Tra aggressioni fisiche, querele, minacce verbali, pene detentive uniche in Europa e disegni di legge che, se approvati, scoraggerebbero anche il giornalista più audace con multe inaccessibili, le minacce alla stampa italiana non finiscono mai. Anzi, aumentano. Lo rivela l’ultimo rapporto sui giornalisti minacciati dell’osservatorio Ossigeno per l’Informazione, presentato venerdì al presidente della Camera Gianfranco Fini.

Nel 2011 i giornalisti minacciati in Italia sono stati il 125 per cento in più rispetto all’anno precedente. I casi emersi sono 324, ma sarebbero almeno 10mila secondo l’osservatorio: un giornalista ogni dieci se si considera il totale degli iscritti all’Ordine. Tra gli episodi più gravi del 2011, le nuove minacce di morte a Lirio Abbate e l’assalto alla redazione di Castellammare di Stabia del quotidiano Metropolis, la cui vendita è stata impedita agli edicolanti con un raid.

Ossigeno denuncia poi l’aumento di richieste di risarcimento da parte di politici o dipendenti della pubblica amministrazione. La maglia nera dei casi di minacce va alla Campania, seguita da Sicilia e Lazio. I più a rischio? I cronisti locali, come aveva già evidenziato nel 2010 l’Unesco nel suo rapporto sui giornalisti uccisi nel mondo, l’80 per cento dei quali sono, appunto, penne locali. A queste, denuncia il Rapporto Ossigeno 2012, mancherebbe la solidarietà dei colleghi, ovvero quella “scorta mediatica” che invece si solleva unanime a difesa dei colleghi famosi.

Ultimo il caso – eccezionale per la rarità della condanna – del direttore dimissionario de Il Giornale Alessandro Sallusti, cui la Cassazione, in contrasto con una sentenza del 2009 dell’Alta Corte di Strasburgo, nei giorni scorsi ha confermato 14 mesi di carcere per diffamazione. In difesa di Sallusti si è mosso persino il Parlamento che, con un disegno di legge bipartisan, il 3491, vorrebbe sostituire per la diffamazione il carcere con una multa di almeno 5000 euro, cui vanno a sommarsi 30mila euro di risarcimento. Una cifra che scoraggerebbe qualsiasi giornalista, a maggior ragione precario, come è la quasi totalità dei collaboratori delle testate locali.

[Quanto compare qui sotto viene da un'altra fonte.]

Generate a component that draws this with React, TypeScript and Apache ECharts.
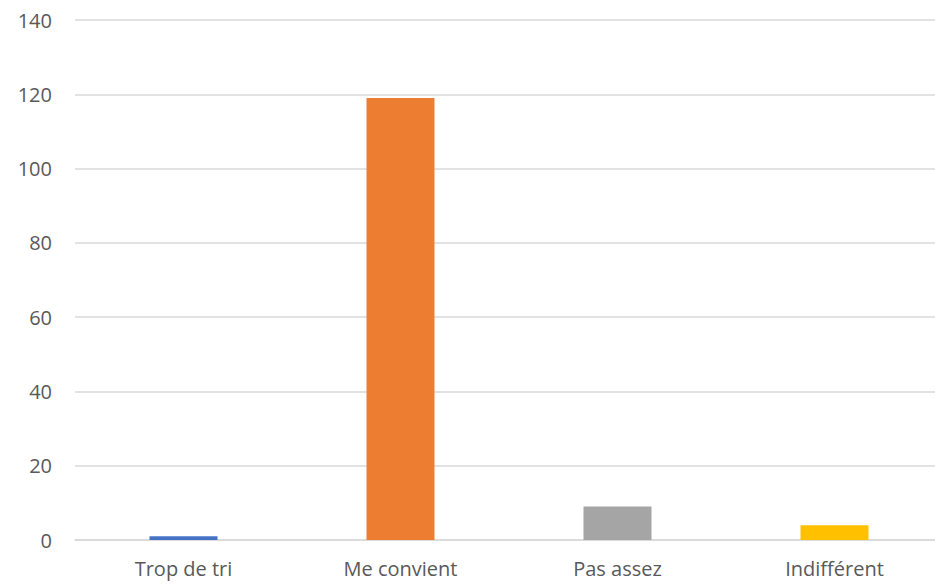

A chiedere l’abolizione del carcere per i giornalisti rei di diffamazione, però, sono prestigiose organizzazioni internazionali: dall’autorevolissimo International Press Institut di Vienna, secondo cui i giornalisti italiani sono spinti “all’autocensura” da un “uso punitivo della diffamazione a mezzo stampa”, all’Osce, l’organizzazione per la sicurezza e la cooperazione in Europa. La rappresentante per la libertà nei media Dunja Mijatovic nel 2011 si era detta “molto preoccupata” per il “clima di violenza e intimidazione” che regna nel giornalismo italiano e ha definito “allarmante” il “clima di impunità” che circonda chi minaccia i giornalisti. Mijatovic è la stessa che nel 2010 aveva chiesto all’Italia di rinunciare alla legge sulle intercettazioni pensata da Angelino Alfano, la cosiddetta “legge bavaglio”, che oggi torna alla riscossa sotto la spinta del Pdl, come condizione per approvare il disegno di legge anticorruzione. Nella nuova bozza il bavaglio sarebbe persino rafforzato, perché secondo alcune ricostruzioni dei giornali sarebbe vietata la pubblicazione degli atti coperti da segreto fino al termine dell’udienza preliminare persino in forma di riassunto. Pena, ancora una volta, il carcere.